## Task objective
Skip the pictures and extract all of the lines exactly as written.

## Supplied data
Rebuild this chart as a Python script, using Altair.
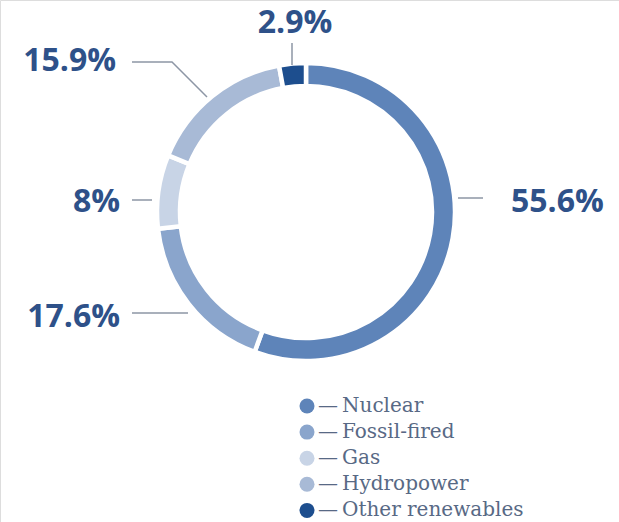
import altair as alt
import pandas as pd

# ---- data ----
categories = ["Nuclear", "Fossil-fired", "Gas", "Hydropower", "Other renewables"]
shares = [55.6, 17.6, 8, 15.9, 2.9]
colors = ["#5e84b9", "#8aa5cc", "#c8d4e6", "#a8bad6", "#1d4e8e"]

df = pd.DataFrame({
    "category": categories,
    "share": shares,
    "idx": list(range(len(categories))),
})

# ---- annotation layout (label anchors and leader lines, in pixels) ----
label_layout = {
    "Nuclear": dict(x=511, y=212, align="left"),
    "Fossil-fired": dict(x=120, y=327, align="right"),
    "Gas": dict(x=120, y=212, align="right"),
    "Hydropower": dict(x=116, y=71, align="right"),
    "Other renewables": dict(x=295, y=33, align="center"),
}
leader_layout = {
    "Nuclear": [(458, 198), (483, 198)],
    "Fossil-fired": [(132, 313), (188, 313)],
    "Gas": [(132, 200), (152, 200)],
    "Hydropower": [(132, 62), (172, 62), (207, 97)],
    "Other renewables": [(292, 43), (292, 65)],
}

CX, CY = 306, 212

arc = alt.Chart(df).mark_arc(
    outerRadius=149, innerRadius=126, stroke="white", strokeWidth=4.5
).encode(
    theta=alt.Theta("share:Q", stack=True),
    order=alt.Order("idx:Q"),
    x=alt.value(CX),
    y=alt.value(CY),
    color=alt.Color(
        "category:N",
        scale=alt.Scale(domain=categories, range=colors),
        sort=categories,
        legend=alt.Legend(
            title=None,
            orient="none",
            legendX=297,
            legendY=396,
            symbolType="circle",
            symbolSize=225,
            symbolStrokeWidth=0,
            labelFont="DejaVu Serif",
            labelFontSize=20,
            labelColor="#586985",
            labelOffset=1,
            labelLimit=0,
            rowPadding=6.1,
            labelExpr="'—\u2009' + datum.label",
        ),
    ),
)

texts = []
for cat, val in zip(categories, shares):
    lay = label_layout[cat]
    t = alt.Chart(pd.DataFrame({"label": [f"{val:g}%"]})).mark_text(
        font="Open Sans", fontWeight="bold", fontSize=32, color="#2e5189",
        align=lay["align"], baseline="alphabetic",
    ).encode(x=alt.value(lay["x"]), y=alt.value(lay["y"]), text="label:N")
    texts.append(t)

rows = []
for cat in categories:
    for i, (px, py) in enumerate(leader_layout[cat]):
        rows.append({"category": cat, "i": i, "px": px, "py": py})
lead_df = pd.DataFrame(rows)
leaders = alt.Chart(lead_df).mark_line(color="#8d96a5", strokeWidth=1.5).encode(
    x=alt.X("px:Q", scale=None, axis=None),
    y=alt.Y("py:Q", scale=None, axis=None),
    detail="category:N",
    order="i:Q",
)

chart = alt.layer(arc, leaders, *texts).properties(
    width=619, height=522, padding=0,
    autosize=alt.AutoSizeParams(type="none"),
).configure_view(stroke=None).configure(background="white")

chart.save("out.html", embed_options={"renderer": "svg", "actions": False})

## Result
Rebuild this chart as a Python script, using Altair.
import altair as alt
import pandas as pd

# ---- data ----
categories = ["Nuclear", "Fossil-fired", "Gas", "Hydropower", "Other renewables"]
shares = [55.6, 17.6, 8, 15.9, 2.9]
colors = ["#5e84b9", "#8aa5cc", "#c8d4e6", "#a8bad6", "#1d4e8e"]

df = pd.DataFrame({
    "category": categories,
    "share": shares,
    "idx": list(range(len(categories))),
})

# ---- annotation layout (label anchors and leader lines, in pixels) ----
label_layout = {
    "Nuclear": dict(x=511, y=212, align="left"),
    "Fossil-fired": dict(x=120, y=327, align="right"),
    "Gas": dict(x=120, y=212, align="right"),
    "Hydropower": dict(x=116, y=71, align="right"),
    "Other renewables": dict(x=295, y=33, align="center"),
}
leader_layout = {
    "Nuclear": [(458, 198), (483, 198)],
    "Fossil-fired": [(132, 313), (188, 313)],
    "Gas": [(132, 200), (152, 200)],
    "Hydropower": [(132, 62), (172, 62), (207, 97)],
    "Other renewables": [(292, 43), (292, 65)],
}

CX, CY = 306, 212

arc = alt.Chart(df).mark_arc(
    outerRadius=149, innerRadius=126, stroke="white", strokeWidth=4.5
).encode(
    theta=alt.Theta("share:Q", stack=True),
    order=alt.Order("idx:Q"),
    x=alt.value(CX),
    y=alt.value(CY),
    color=alt.Color(
        "category:N",
        scale=alt.Scale(domain=categories, range=colors),
        sort=categories,
        legend=alt.Legend(
            title=None,
            orient="none",
            legendX=297,
            legendY=396,
            symbolType="circle",
            symbolSize=225,
            symbolStrokeWidth=0,
            labelFont="DejaVu Serif",
            labelFontSize=20,
            labelColor="#586985",
            labelOffset=1,
            labelLimit=0,
            rowPadding=6.1,
            labelExpr="'—\u2009' + datum.label",
        ),
    ),
)

texts = []
for cat, val in zip(categories, shares):
    lay = label_layout[cat]
    t = alt.Chart(pd.DataFrame({"label": [f"{val:g}%"]})).mark_text(
        font="Open Sans", fontWeight="bold", fontSize=32, color="#2e5189",
        align=lay["align"], baseline="alphabetic",
    ).encode(x=alt.value(lay["x"]), y=alt.value(lay["y"]), text="label:N")
    texts.append(t)

rows = []
for cat in categories:
    for i, (px, py) in enumerate(leader_layout[cat]):
        rows.append({"category": cat, "i": i, "px": px, "py": py})
lead_df = pd.DataFrame(rows)
leaders = alt.Chart(lead_df).mark_line(color="#8d96a5", strokeWidth=1.5).encode(
    x=alt.X("px:Q", scale=None, axis=None),
    y=alt.Y("py:Q", scale=None, axis=None),
    detail="category:N",
    order="i:Q",
)

chart = alt.layer(arc, leaders, *texts).properties(
    width=619, height=522, padding=0,
    autosize=alt.AutoSizeParams(type="none"),
).configure_view(stroke=None).configure(background="white")

chart.save("out.html", embed_options={"renderer": "svg", "actions": False})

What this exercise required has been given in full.